Giving Up

After the heartbreak of losing Liam for no reason, I was just ready to give up on healthy and happy relationships. So I did, I quit trying and began to talk to every guy who would talk to me. It didn’t matter to me if they were attractive, nice, caring or not because I wasn’t planning on pursuing anything with any of them. After a few months of that, I decided that maybe I was ready for something real again.

I talked to a few guys who I thought could have some real potential, but none made quite the impression on me like Damen did. At some point I had requested to follow him on Instagram, but I can’t seem to remember when. He followed me back and began to message me and then Snapchat me. We talked on and off for a few weeks and then our schools’ football teams played against each other one Friday night and I got to meet him for the first time. We didn’t talk much or get to hang out much and I was upset and thought that maybe he wasn’t into me like I thought he was. That night though he apologized for not spending more time with me and invited me to a party at his house the next night.

I’m not usually one for going to random peoples houses but I really liked him so I begged my reluctant parents and I drug my best friend there with me. When we got there he shook my Father’s hand and thanked my parents for allowing me to come.

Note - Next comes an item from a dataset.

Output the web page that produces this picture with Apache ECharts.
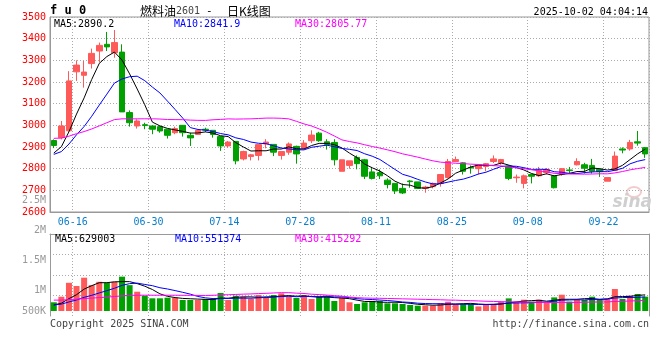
<!DOCTYPE html>
<html><head><meta charset="utf-8">
<script src="https://cdn.jsdelivr.net/npm/echarts@6/dist/echarts.min.js"></script>
<style>html,body{margin:0;padding:0;background:#fff}#c{width:660px;height:360px}</style>
</head><body><div id="c"></div>
<script>
const dates = ['06-12','06-13','06-16','06-17','06-18','06-19','06-20','06-23','06-24','06-25','06-26','06-27','06-30',
'07-01','07-02','07-03','07-04','07-07','07-08','07-09','07-10','07-11','07-14','07-15','07-16','07-17','07-18','07-21','07-22','07-23','07-24','07-25','07-28','07-29','07-30','07-31',
'08-01','08-04','08-05','08-06','08-07','08-08','08-11','08-12','08-13','08-14','08-15','08-18','08-19','08-20','08-21','08-22','08-25','08-26','08-27','08-28','08-29',
'09-01','09-02','09-03','09-04','09-05','09-08','09-09','09-10','09-11','09-12','09-15','09-16','09-17','09-18','09-19','09-22','09-23','09-24','09-25','09-26','09-29','09-30'];
const labelDates = ['06-16','06-30','07-14','07-28','08-11','08-25','09-08','09-22'];
const opens = [2930,2943,2975,3247,3231,3285,3343,3374,3335,3338, 3059,2997,3003,2997,2994,2982,2966,3000,2954,2958,
2982,2977,2948,2905,2926,2845,2856,2861,2914,2912, 2861,2876,2903,2894,2929,2964,2924,2921,2788,2815,
2852,2841,2785,2782,2747,2732,2709,2743,2739,2709, 2717,2732,2759,2833,2827,2806,2800,2810,2833,2827,
2812,2758,2732,2773,2767,2782,2767,2773,2794,2818, 2818,2815,2797,2742,2792,2891,2891,2924,2897];
const closes = [2907,2997,3205,3278,3246,3332,3369,3362,3382,3062, 3012,3020,2999,2982,2974,2954,2985,2966,2942,2977,
2978,2958,2905,2923,2836,2879,2864,2911,2923,2876, 2879,2914,2868,2918,2955,2929,2912,2841,2841,2836,
2823,2765,2755,2767,2727,2697,2688,2740,2709,2715, 2732,2773,2833,2842,2788,2803,2818,2823,2845,2842,
2755,2761,2767,2765,2792,2797,2712,2800,2791,2833, 2802,2788,2786,2759,2858,2886,2921,2918,2868];
const lows = [2895,2935,2970,3205,3174,3262,3290,3343,3312,3062, 2994,2985,2982,2959,2966,2939,2959,2948,2905,2958,
2969,2943,2882,2897,2820,2838,2838,2838,2894,2858, 2842,2864,2823,2894,2918,2924,2888,2815,2788,2800,
2797,2752,2750,2752,2709,2683,2683,2712,2706,2689, 2709,2717,2755,2830,2773,2777,2773,2788,2826,2818,
2747,2735,2709,2732,2762,2773,2709,2767,2777,2815, 2777,2777,2762,2742,2792,2871,2883,2906,2850];
const highs = [2935,3020,3250,3300,3297,3354,3382,3431,3440,3374, 3069,3028,3012,3000,2997,2982,2994,3000,2966,2982,
2989,2977,2951,2928,2926,2883,2868,2911,2936,2912, 2879,2921,2906,2932,2977,2970,2936,2936,2841,2836,
2861,2845,2808,2797,2755,2732,2732,2747,2739,2721, 2736,2773,2845,2856,2830,2815,2818,2826,2861,2845,
2815,2773,2773,2777,2808,2803,2770,2803,2808,2848, 2827,2845,2797,2759,2879,2898,2933,2974,2900];
const volumes = [340000,558000,1100000,975000,1300000,1010000,1140000,1100000,1140000,1340000,
1010000,753000,597000,495000,495000,519000,519000,429000,429000,429000,
468000,468000,702000,429000,597000,558000,468000,624000,507000,624000,
690000,558000,507000,597000,468000,558000,597000,390000,519000,340000,
273000,340000,390000,390000,300000,300000,273000,234000,207000,207000,
207000,313000,363000,273000,273000,273000,180000,273000,273000,363000,
492000,363000,441000,363000,441000,313000,531000,636000,367020,
445725,429000,558000,468000,468000,858000,468000,597000,663000,559015];
// closes / volumes of the sessions just before the first visible day (feed the moving averages at the left edge)
const priorCloses = [2960,2945,2930,2955,2970,2940,2925,2950,2958,3010,3025,2990,2985,3005,3020,2995,2980,3000,3012,2985,
2870,2855,2850,2865,2860,2850,2860,2870,2873];
const priorVolumes = [560000,480000,530000,510000,545000,500000,525000,490000,540000,515000,505000,535000,520000,495000,550000,510000,530000,500000,525000,515000,
250000,235000,240000,245000,230000,205000,215000,200000,210000];
const volTickLabels = ['500K','1M','1.5M','2M','2.5M'];

function movingAvg(vals, prior, n) {
  const all = prior.concat(vals);
  return vals.map((v, i) => {
    const k = prior.length + i;
    let s = 0;
    for (let j = k - n + 1; j <= k; j++) s += all[j];
    return s / n;
  });
}
const ma5 = movingAvg(closes, priorCloses, 5);
const ma10 = movingAvg(closes, priorCloses, 10);
const ma30 = movingAvg(closes, priorCloses, 30);
const vma5 = movingAvg(volumes, priorVolumes, 5);
const vma10 = movingAvg(volumes, priorVolumes, 10);
const vma30 = movingAvg(volumes, priorVolumes, 30);
const last = dates.length - 1;

const MONO = '"DejaVu Sans Mono", monospace';
const UP = '#ff5a5a', DOWN = '#00a000';
const labelSet = new Set(labelDates);
const gridFn = (idx) => idx > 0 && labelSet.has(dates[idx - 1]);
const dotted = { color: '#aaa', type: [1, 2], width: 1 };

const chart = echarts.init(document.getElementById('c'), null, { renderer: 'canvas' });
const txt = (x, y, text, fill, opts = {}) => ({
  type: 'text', x, y, silent: true, z: opts.z || 10,
  style: { text, fill, font: opts.font || ('10px ' + MONO), textAlign: opts.align || 'left', textVerticalAlign: 'middle' }
});

chart.setOption({
  animation: false,
  backgroundColor: '#fff',
  grid: [
    { left: 50, right: 11, top: 17, height: 195, show: true, borderColor: '#999', borderWidth: 1, backgroundColor: 'transparent' },
    { left: 50, right: 11, top: 234, height: 82 },
    { left: 50, right: 11, top: 200, height: 121 }
  ],
  xAxis: [
    { type: 'category', gridIndex: 0, data: dates, boundaryGap: true,
      axisLine: { lineStyle: { color: '#999' } }, axisTick: { show: false },
      axisLabel: { interval: (i, v) => labelSet.has(v), color: '#0a7ecc', fontFamily: MONO, fontSize: 10, margin: 5, padding: [0, 0, 0, 7.6] },
      splitLine: { show: true, interval: gridFn, lineStyle: dotted } },
    { type: 'category', gridIndex: 1, data: dates, boundaryGap: true, position: 'top',
      axisLine: { show: true, onZero: false, lineStyle: { color: '#999' } }, axisTick: { show: false }, axisLabel: { show: false },
      splitLine: { show: true, interval: gridFn, lineStyle: dotted } },
    { type: 'category', gridIndex: 2, data: dates, show: false }
  ],
  yAxis: [
    { type: 'value', gridIndex: 0, min: 2600, max: 3500, interval: 100,
      axisLine: { show: true, lineStyle: { color: '#999' } }, axisTick: { show: false },
      axisLabel: { color: '#f00', fontFamily: MONO, fontSize: 10, margin: 4, padding: [0, 0, 3, 0], formatter: (v) => String(v) },
      splitLine: { show: true, lineStyle: dotted } },
    { type: 'value', gridIndex: 1, min: -195000, max: 3005000, interval: 800000,
      axisLine: { show: true, lineStyle: { color: '#999' } }, axisTick: { show: false }, axisLabel: { show: false },
      splitLine: { show: true, showMinLine: false, showMaxLine: false, lineStyle: dotted } },
    { type: 'value', gridIndex: 1, position: 'right', min: 0, max: 1,
      axisLine: { show: true, lineStyle: { color: '#999' } }, axisTick: { show: false }, axisLabel: { show: false }, splitLine: { show: false } },
    { type: 'value', gridIndex: 2, min: 500000, max: 2500000, interval: 500000,
      axisLine: { show: false }, axisTick: { show: false }, splitLine: { show: false },
      axisLabel: { color: '#999', fontFamily: MONO, fontSize: 10, margin: 4,
        formatter: (v) => { const k = Math.round((v - 500000) / 500000); return k === 0 ? '{lift|' + volTickLabels[k] + '}' : volTickLabels[k]; },
        rich: { lift: { color: '#999', fontFamily: MONO, fontSize: 10, padding: [0, 0, 20, 0] } } } }
  ],
  series: [
    { type: 'candlestick', xAxisIndex: 0, yAxisIndex: 0, barWidth: 6,
      data: dates.map((d, i) => [opens[i], closes[i], lows[i], highs[i]]),
      itemStyle: { color: UP, color0: DOWN, borderColor: UP, borderColor0: DOWN, borderWidth: 1 } },
    { type: 'line', xAxisIndex: 0, yAxisIndex: 0, data: ma5, symbol: 'none', lineStyle: { color: '#000', width: 1 }, z: 3 },
    { type: 'line', xAxisIndex: 0, yAxisIndex: 0, data: ma10, symbol: 'none', lineStyle: { color: '#0000ff', width: 1 }, z: 3 },
    { type: 'line', xAxisIndex: 0, yAxisIndex: 0, data: ma30, symbol: 'none', lineStyle: { color: '#ff00ff', width: 1 }, z: 3 },
    { type: 'bar', xAxisIndex: 1, yAxisIndex: 1, barWidth: 6,
      data: volumes.map((v, i) => ({ value: v, itemStyle: { color: closes[i] >= opens[i] ? UP : DOWN } })) },
    { type: 'line', xAxisIndex: 1, yAxisIndex: 1, data: vma5, symbol: 'none', lineStyle: { color: '#000', width: 1 }, z: 3 },
    { type: 'line', xAxisIndex: 1, yAxisIndex: 1, data: vma10, symbol: 'none', lineStyle: { color: '#0000ff', width: 1 }, z: 3 },
    { type: 'line', xAxisIndex: 1, yAxisIndex: 1, data: vma30, symbol: 'none', lineStyle: { color: '#ff00ff', width: 1 }, z: 3 }
  ],
  graphic: [
    { type: 'ellipse', shape: { cx: 634, cy: 192, rx: 7, ry: 5 }, style: { fill: 'none', stroke: '#f2cccc', lineWidth: 2 }, z: 0, silent: true },
    txt(652, 203, 'sina', '#cfcfcf', { font: 'italic bold 17px "DejaVu Sans"', align: 'right', z: 0 }),
    txt(50, 11, 'f u 0', '#000', { font: 'bold 12px ' + MONO }),
    txt(140, 11, '燃料油', '#000', { font: '12px "Noto Sans CJK SC"' }),
    txt(176, 11, '2601', '#444', { font: '10px ' + MONO }),
    txt(206, 11, '-', '#000', { font: '11px ' + MONO }),
    txt(227, 11, '日K线图', '#000', { font: '12px "Noto Sans CJK SC"' }),
    txt(648, 12, '2025-10-02 04:04:14', '#000', { align: 'right' }),
    txt(54, 24, 'MA5:' + ma5[last].toFixed(1), '#000'),
    txt(174, 24, 'MA10:' + ma10[last].toFixed(1), '#0000ff'),
    txt(295, 24, 'MA30:' + ma30[last].toFixed(2), '#ff00ff'),
    txt(55, 239, 'MA5:' + Math.round(vma5[last]), '#000'),
    txt(175, 239, 'MA10:' + Math.round(vma10[last]), '#0000ff'),
    txt(295, 239, 'MA30:' + Math.round(vma30[last]), '#ff00ff'),
    txt(50, 324, 'Copyright 2025 SINA.COM', '#444'),
    txt(649, 324, 'http://finance.sina.com.cn', '#444', { align: 'right' })
  ]
});
</script></body></html>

I was impressed because for a sixteen-year-old boy to have that sort of attitude and respect was surprising. It was pretty attractive though and I was excited to get to know him better. Things started moving pretty fast though and by the end of that night, we had kissed a number of times, cuddled and talked about what the future could hold. When I left that night I was so happy and I was hoping I had found a lasting relationship for once.

It lasted for a month, but things were shakey a while before that. He was very sensitive and we were always fighting and our relationship had moved WAY too fast.

When we broke up I had started talking to and became friends with a guy named Hunter. He listened to all my ranting and offered to call me that night to cheer me up. The next two weeks I spent snapping him and calling him for hours every night. We grew really close, really fast.

Damen had gotten a job at Dunkin and one night my Mom wanted to go see him because she missed him and she really liked him, but she didn’t want anything so I told her to just get me a coffee. When she came back she gave me my coffee and on the cup it said, “I am sorry. I miss you.” An hour or so later he called me to ask if I had gotten his note, but I was very upset and I missed him and I was really rude.

Not long after the whole coffee incident, he told me he wanted me back and I was stuck with a choice to make: Hunter or Damen?

My decision was made for me one night when I went out to dinner with my family and he showed up with flowers and an apology. I couldn’t say no to that and I wasn’t sure I wanted to. I liked the idea of familiarity and the security I had once felt with him.

Hunter was very upset and pissed at me for doing something I promised I wouldn’t do to him. He refused to talk to me and eventually we stopped talking altogether.

I chose the wrong guy… Yesterday Damen left me once again with minimal reasoning. He hurt me again and this time I have no amazing guy to fall back on. Hunter has moved on and I hope he has found someone who will make him incredibly happy and won’t hurt him. He deserves that.

As for me, I have been making Kasey put up with me and my problems. He’s been there and now I’m starting to worry that I will fall in love with him once again… or maybe I never really stopped…

– Yours Truly

Innocence

Last night I had a party and all my girlfriends came over and we hung out. We played Cards Against Humanity and watched The Longest Ride (my fav movie of all time).

A few decided to crash at my house and we were probably up until 4 in the morning. Like most girls do we started talking and telling stories about guys or whatever was on our mind. It was at this point that I realized my friends weren’t as innocent as I thought they were.

It had been a while since we had all hung out without guys around so the talks got real. I heard what they were saying but couldn’t believe that it was coming out of their mouths. I don’t judge them and I except it, but I definitely look at them differently know.

It’s weird to see how much more crazy and out there they are when you take them out of a public setting. I do feel even more comfortable around them even though I didn’t think that was possible. It’s nice to actually feel more understood and tell others about your thoughts and get feedback.

It was definitely a really fun night and just crazy.